- Japan’s rising bond yields are driving a global repricing of risk.
- Tighter funding is pressuring equities and crypto alike.
- Bitcoin is behaving like a risk asset, signaling liquidity stress.
While headlines chase geopolitical flashpoints, the real pressure is building somewhere quieter. Japan’s bond market is pushing into territory not seen in decades, and that shift is forcing a global repricing of risk. For years, Japan carried massive debt under the assumption that near-zero rates would last forever. That assumption is breaking. As yields rise, the math behind equities, leverage, and speculative assets starts to change fast.

Why Japan’s Rates Matter Everywhere
This isn’t a local problem.
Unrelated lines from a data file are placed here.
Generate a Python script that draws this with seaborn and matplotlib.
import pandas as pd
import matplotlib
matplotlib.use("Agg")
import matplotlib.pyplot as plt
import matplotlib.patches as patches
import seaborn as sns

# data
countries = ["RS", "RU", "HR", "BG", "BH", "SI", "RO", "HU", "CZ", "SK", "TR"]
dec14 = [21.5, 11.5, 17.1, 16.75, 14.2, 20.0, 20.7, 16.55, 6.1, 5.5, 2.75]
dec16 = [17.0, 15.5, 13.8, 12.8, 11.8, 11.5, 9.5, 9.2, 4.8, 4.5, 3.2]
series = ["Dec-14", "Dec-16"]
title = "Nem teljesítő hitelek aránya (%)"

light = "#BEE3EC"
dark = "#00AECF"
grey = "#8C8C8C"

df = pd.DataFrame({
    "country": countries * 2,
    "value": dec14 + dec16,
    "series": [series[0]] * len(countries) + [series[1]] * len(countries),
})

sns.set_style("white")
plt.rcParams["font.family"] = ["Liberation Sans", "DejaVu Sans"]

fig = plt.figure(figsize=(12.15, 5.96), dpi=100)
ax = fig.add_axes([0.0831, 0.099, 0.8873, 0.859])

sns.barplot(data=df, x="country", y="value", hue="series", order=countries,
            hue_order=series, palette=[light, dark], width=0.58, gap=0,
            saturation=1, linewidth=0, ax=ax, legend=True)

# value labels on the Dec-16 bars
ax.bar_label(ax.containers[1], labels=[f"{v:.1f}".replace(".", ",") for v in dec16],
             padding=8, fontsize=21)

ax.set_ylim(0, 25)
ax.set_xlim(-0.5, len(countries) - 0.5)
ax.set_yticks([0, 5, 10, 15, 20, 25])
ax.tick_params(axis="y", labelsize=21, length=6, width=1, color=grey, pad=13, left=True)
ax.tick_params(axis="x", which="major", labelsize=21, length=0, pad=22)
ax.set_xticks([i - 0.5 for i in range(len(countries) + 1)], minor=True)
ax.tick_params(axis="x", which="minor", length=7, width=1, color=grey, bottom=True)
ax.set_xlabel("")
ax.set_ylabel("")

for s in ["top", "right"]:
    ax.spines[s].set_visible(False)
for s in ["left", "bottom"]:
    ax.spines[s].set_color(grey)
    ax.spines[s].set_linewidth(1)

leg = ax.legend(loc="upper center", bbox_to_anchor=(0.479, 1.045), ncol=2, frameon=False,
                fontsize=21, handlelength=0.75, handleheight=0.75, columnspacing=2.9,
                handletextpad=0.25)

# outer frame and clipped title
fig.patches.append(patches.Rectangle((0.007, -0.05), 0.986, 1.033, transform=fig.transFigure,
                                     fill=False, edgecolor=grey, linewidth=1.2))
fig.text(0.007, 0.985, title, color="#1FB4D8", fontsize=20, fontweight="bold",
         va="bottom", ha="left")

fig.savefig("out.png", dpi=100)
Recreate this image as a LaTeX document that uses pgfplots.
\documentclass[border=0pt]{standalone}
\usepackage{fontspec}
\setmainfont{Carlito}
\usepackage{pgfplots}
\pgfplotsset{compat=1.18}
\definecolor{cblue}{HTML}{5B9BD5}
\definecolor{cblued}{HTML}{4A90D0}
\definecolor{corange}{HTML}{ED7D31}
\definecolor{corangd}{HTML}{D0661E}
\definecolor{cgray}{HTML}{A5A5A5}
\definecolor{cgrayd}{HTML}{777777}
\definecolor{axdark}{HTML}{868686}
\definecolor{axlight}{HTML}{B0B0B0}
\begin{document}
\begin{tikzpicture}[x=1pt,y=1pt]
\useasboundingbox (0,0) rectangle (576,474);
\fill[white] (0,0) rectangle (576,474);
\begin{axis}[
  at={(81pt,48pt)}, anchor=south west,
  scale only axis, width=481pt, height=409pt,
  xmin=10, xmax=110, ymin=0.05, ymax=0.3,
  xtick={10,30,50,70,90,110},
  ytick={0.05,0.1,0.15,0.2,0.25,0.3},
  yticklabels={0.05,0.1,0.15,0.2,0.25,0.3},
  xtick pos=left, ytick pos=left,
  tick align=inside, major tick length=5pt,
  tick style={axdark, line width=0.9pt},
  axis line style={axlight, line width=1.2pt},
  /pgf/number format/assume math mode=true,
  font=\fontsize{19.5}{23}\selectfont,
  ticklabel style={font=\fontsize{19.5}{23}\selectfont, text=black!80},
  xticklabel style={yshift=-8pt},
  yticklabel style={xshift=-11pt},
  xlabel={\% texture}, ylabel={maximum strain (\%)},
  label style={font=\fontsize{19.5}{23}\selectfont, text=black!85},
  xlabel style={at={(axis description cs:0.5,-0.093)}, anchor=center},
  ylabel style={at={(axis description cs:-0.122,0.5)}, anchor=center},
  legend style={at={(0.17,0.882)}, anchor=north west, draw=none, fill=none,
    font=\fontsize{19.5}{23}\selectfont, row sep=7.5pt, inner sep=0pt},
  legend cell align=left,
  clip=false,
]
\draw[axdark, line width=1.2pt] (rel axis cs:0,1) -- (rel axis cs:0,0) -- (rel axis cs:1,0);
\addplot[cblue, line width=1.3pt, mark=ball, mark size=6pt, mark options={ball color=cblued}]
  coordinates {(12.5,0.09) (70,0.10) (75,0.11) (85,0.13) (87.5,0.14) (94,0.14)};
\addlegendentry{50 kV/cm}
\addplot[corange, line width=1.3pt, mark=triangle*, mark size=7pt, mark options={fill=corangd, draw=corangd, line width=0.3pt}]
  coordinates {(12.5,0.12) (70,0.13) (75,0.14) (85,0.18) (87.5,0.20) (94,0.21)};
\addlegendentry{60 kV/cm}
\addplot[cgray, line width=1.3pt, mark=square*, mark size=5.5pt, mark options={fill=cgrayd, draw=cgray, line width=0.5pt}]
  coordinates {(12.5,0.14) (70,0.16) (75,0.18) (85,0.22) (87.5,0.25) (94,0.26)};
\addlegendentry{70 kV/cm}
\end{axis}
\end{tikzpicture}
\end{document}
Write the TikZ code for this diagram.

Higher Japanese yields pull capital back toward safer returns, tightening funding conditions globally. Japanese equities feel it first, but the ripple doesn’t stop there. Global stocks soften, credit spreads widen, and risk appetite thins. This isn’t panic selling. It’s adjustment. Markets are recalibrating to a world where money isn’t free anymore, and those recalibrations tend to be messy.
Bitcoin Is Trading Like Risk, Not Protection
Bitcoin’s behavior in this environment is telling. In theory, it’s supposed to benefit when trust in systems erodes. In reality, during periods of funding stress, Bitcoin trades like a high-beta risk asset. When leverage unwinds and liquidity dries up, BTC is sold alongside equities. Gold benefits from fear tied to stability. Bitcoin reacts to conditions tied to liquidity.
Why This Matters More Than the Narrative
This isn’t a referendum on Bitcoin’s long-term thesis. It’s a reminder that different shocks produce different winners. Japan’s bond move is about rates, debt, and funding costs, not ideology or currency debasement. In that setup, liquidity rules everything. Bitcoin isn’t failing to protect — it’s signaling what kind of stress the system is actually under.

The Bigger Adjustment Underway
Japan is forcing markets to confront a reality they’ve avoided for years. Debt, rates, and gravity eventually meet. This moment isn’t about one country, and it’s not about one asset. It’s about a global system adjusting to tighter conditions. Watching Bitcoin’s reaction helps decode the stress. Right now, the problem isn’t belief. It’s liquidity.